Both Sides Claim Win in Big-Spending Race for L.A. School Board
In Pasadena, white candidates prevail
The nearly $5 million spending duel between labor groups and wealthy education activists that brought national attention to the race for three Los Angeles school board seats ended last week in a sort of draw.
Steve Zimmer, a teacher and one-term incumbent, will return to the board as the District 4 representative after narrowly defeating newcomer Kate Anderson. Her candidacy received more than $1.5 million in independent expenditures from a cadre of education activists that included New York City Mayor Michael R. Bloomberg.
Mr. Zimmer was endorsed by the United Teachers Los Angeles and got financial backing from the UTLA and other labor groups, including $150,000 from the American Federation of Teachers. He received 52 percent of the vote in the March 5 nonpartisan primary, while Ms. Anderson captured 48 percent, according to city election officials.
But the activists who favored Ms. Anderson prevailed in their efforts to keep board President Mónica García on the governing panel of the 670,000-student Los Angeles Unified district for a third term. Blocking the re-election of Ms. García, one of Superintendent John E. Deasy's strongest supporters, was a priority for the UTLA.
Ms. García captured more than 56 percent of the vote in a five-person field for the District 2 seat, enough to avoid a runoff in May.
Meanwhile, in another closely watched California school board race, this one in the 18,600-student Pasadena district, white incumbents prevailed under a new election system that had been designed to bring more racial and ethnic diversity to the board.
In the Los Angeles race, shoring up support for Mr. Deasy and his agenda for revamping teacher hiring, evaluating, and firing practices was the chief goal of outside advocates such as Mr. Bloomberg and former District of Columbia Schools Chancellor Michelle A. Rhee, whose StudentsFirst organization was among those donating to the Coalition for School Reform.

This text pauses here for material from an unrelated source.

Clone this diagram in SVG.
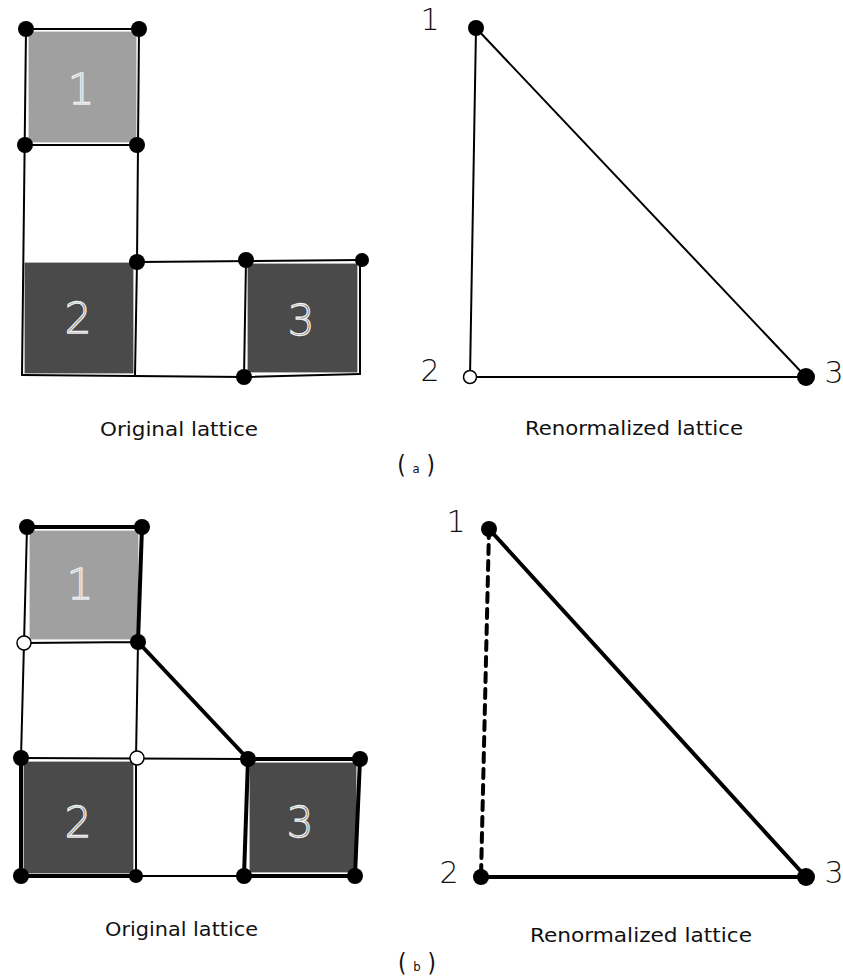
<svg xmlns="http://www.w3.org/2000/svg" width="843" height="978" viewBox="0 0 843 978">
<style>
.bg{fill:#fff}
.ln{stroke:#000;stroke-width:2;fill:none;stroke-linecap:round}
.th{stroke:#000;stroke-width:4;fill:none;stroke-linecap:round}
.dash{stroke:#000;stroke-width:4;fill:none;stroke-dasharray:9 7;stroke-linecap:round}
.lt{fill:#a0a0a0;stroke:#fff;stroke-width:1.2}
.dk{fill:#4a4a4a;stroke:#fff;stroke-width:1.2}
.num{font-family:"DejaVu Sans",sans-serif;font-size:42px;font-weight:200;text-anchor:middle;fill:none;stroke:#eee;stroke-width:1.3}
.lbl{font-family:"DejaVu Sans",sans-serif;font-size:30px;font-weight:200;fill:#111;text-anchor:middle}
.cap{font-family:"DejaVu Sans Condensed","DejaVu Sans",sans-serif;font-size:20px;fill:#111}
.par{font-family:"DejaVu Sans Condensed","DejaVu Sans",sans-serif;font-size:24px;fill:#111;text-anchor:middle}
.sm{font-size:13px}
.f{fill:#000}
.o{fill:#fff;stroke:#000;stroke-width:1.5}
</style>
<rect class="bg" x="0" y="0" width="843" height="978"/>

<!-- (a) original lattice -->
<g id="a-squares">
<rect class="lt" x="28" y="31" width="109" height="112"/>
<rect class="dk" x="24" y="262" width="110" height="112"/>
<rect class="dk" x="247" y="263" width="111" height="110"/>
<text class="num" x="81" y="104">1</text>
<text class="num" x="78" y="333">2</text>
<text class="num" x="301" y="335">3</text>
</g>
<g id="a-connectors">
<path class="ln" d="M26 29 L139 29 M25 145 L137 145 M137 262 L360 260 M22 375 L244 377 L360 374"/>
<path class="ln" d="M26 29 L22 375 M139 29 L137 262 L135 375 M246 260 L244 377 M360 260 L360 374"/>
<path class="ln" d="M476 28 L470 377 L806 377 M476 28 L806 377"/>
</g>
<g id="a-nodes">
<circle class="f" cx="26" cy="29" r="8"/>
<circle class="f" cx="139" cy="29" r="8"/>
<circle class="f" cx="25" cy="145" r="8"/>
<circle class="f" cx="137" cy="145" r="8"/>
<circle class="f" cx="137" cy="262" r="8"/>
<circle class="f" cx="246" cy="260" r="8"/>
<circle class="f" cx="362" cy="260" r="7"/>
<circle class="f" cx="244" cy="377" r="8"/>
</g>
<g id="a-renorm-nodes">
<circle class="f" cx="476" cy="28" r="8"/>
<circle class="o" cx="470" cy="377" r="6.5"/>
<circle class="f" cx="806" cy="377" r="9"/>
<text class="lbl" x="430" y="30">1</text>
<text class="lbl" x="430" y="381">2</text>
<text class="lbl" x="834" y="383">3</text>
</g>
<g id="a-captions">
<text class="cap" x="100" y="436" textLength="158" lengthAdjust="spacingAndGlyphs">Original lattice</text>
<text class="cap" x="525" y="435" textLength="218" lengthAdjust="spacingAndGlyphs">Renormalized lattice</text>
<text class="par" x="416" y="473">( <tspan class="sm">a</tspan> )</text>
</g>

<!-- (b) original lattice -->
<g id="b-squares">
<rect class="lt" x="29" y="530" width="110" height="110"/>
<rect class="dk" x="23" y="761" width="111" height="113"/>
<rect class="dk" x="249" y="762" width="108" height="111"/>
<text class="num" x="80" y="599">1</text>
<text class="num" x="78" y="837">2</text>
<text class="num" x="300" y="837">3</text>
</g>
<g id="b-connectors">
<path class="th" d="M27 527 L142 527 L138 642"/>
<path class="ln" d="M27 527 L24 643 L21 758 M24 643 L138 642 M138 642 L136 758 L136 876"/>
<path class="th" d="M138 642 L248 759"/>
<path class="ln" d="M21 758 L248 759"/>
<path class="th" d="M21 758 L21 876 L136 876"/>
<path class="ln" d="M136 876 L244 876"/>
<path class="th" d="M248 759 L360 759 L355 876 L244 876 Z"/>
<path class="dash" d="M489 529 L481 877"/>
<path class="th" d="M489 529 L806 877 M481 877 L806 877"/>
</g>
<g id="b-nodes">
<circle class="f" cx="27" cy="527" r="8"/>
<circle class="f" cx="142" cy="527" r="8"/>
<circle class="o" cx="24" cy="643" r="7"/>
<circle class="f" cx="138" cy="642" r="8"/>
<circle class="f" cx="21" cy="758" r="8"/>
<circle class="o" cx="137" cy="758" r="7"/>
<circle class="f" cx="248" cy="759" r="8"/>
<circle class="f" cx="360" cy="759" r="8"/>
<circle class="f" cx="21" cy="876" r="8"/>
<circle class="f" cx="136" cy="876" r="7"/>
<circle class="f" cx="244" cy="876" r="8"/>
<circle class="f" cx="355" cy="876" r="8"/>
</g>
<g id="b-renorm-nodes">
<circle class="f" cx="489" cy="529" r="8"/>
<circle class="f" cx="481" cy="877" r="8"/>
<circle class="f" cx="806" cy="877" r="9"/>
<text class="lbl" x="456" y="532">1</text>
<text class="lbl" x="449" y="883">2</text>
<text class="lbl" x="834" y="883">3</text>
</g>
<g id="b-captions">
<text class="cap" x="105" y="936" textLength="153" lengthAdjust="spacingAndGlyphs">Original lattice</text>
<text class="cap" x="530" y="942" textLength="222" lengthAdjust="spacingAndGlyphs">Renormalized lattice</text>
<text class="par" x="417" y="971">( <tspan class="sm">b</tspan> )</text>
</g>
</svg>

The coalition, a political action committee aligned with Los Angeles Mayor Antonio Villaraigosa, raised nearly $4 million to spend in support of Ms. Anderson, Ms. García, and Antonio Sanchez, a candidate for an open seat in District 6. Mr. Sanchez faces a runoff in May against Monica Ratliff.
Other big out-of-town contributors to the coalition were media mogul Rupert Murdoch, whose News Corp. affiliate News America Inc. kicked in $250,000, and Joel I. Klein, the former New York City schools chancellor, who gave $25,000. Mr. Klein is an executive vice president at News Corp. and heads Amplify, its education division.
The Los Angeles election was a big test of the sway of outside activists, who have increasingly been pouring money into state and local school board races, in part to weaken the historical influence of teachers' unions.
North of the city, Pasadena held its first school board election using seven "trustee areas" rather than at-large elections. Voters there opted to return three white incumbents—Kim Kenne, Scott Phelps, and Elizabeth Pomeroy—over challengers from minority groups.
But one of the seven newcomers running—out of 10 candidates—will get a board seat. Ruben Hueso, who is Latino, won the most votes in Latino-rich District 3, but received only 49.9 percent of total votes—just shy of the 50 percent plus one vote he needed to avoid a runoff. In April, he will face another newcomer, Tyron Hampton, who is black.
Kenneth Chawkins, who led the task force that created the new voting-district boundaries, said the Pasadena results were not surprising, but still offered cause for hope for minority candidates.
"This new election dynamic will take a couple cycles to get a healthy mix of candidates," he said, "but the system worked as planned, with a more diverse pool of candidates and more local, on-the-ground politics."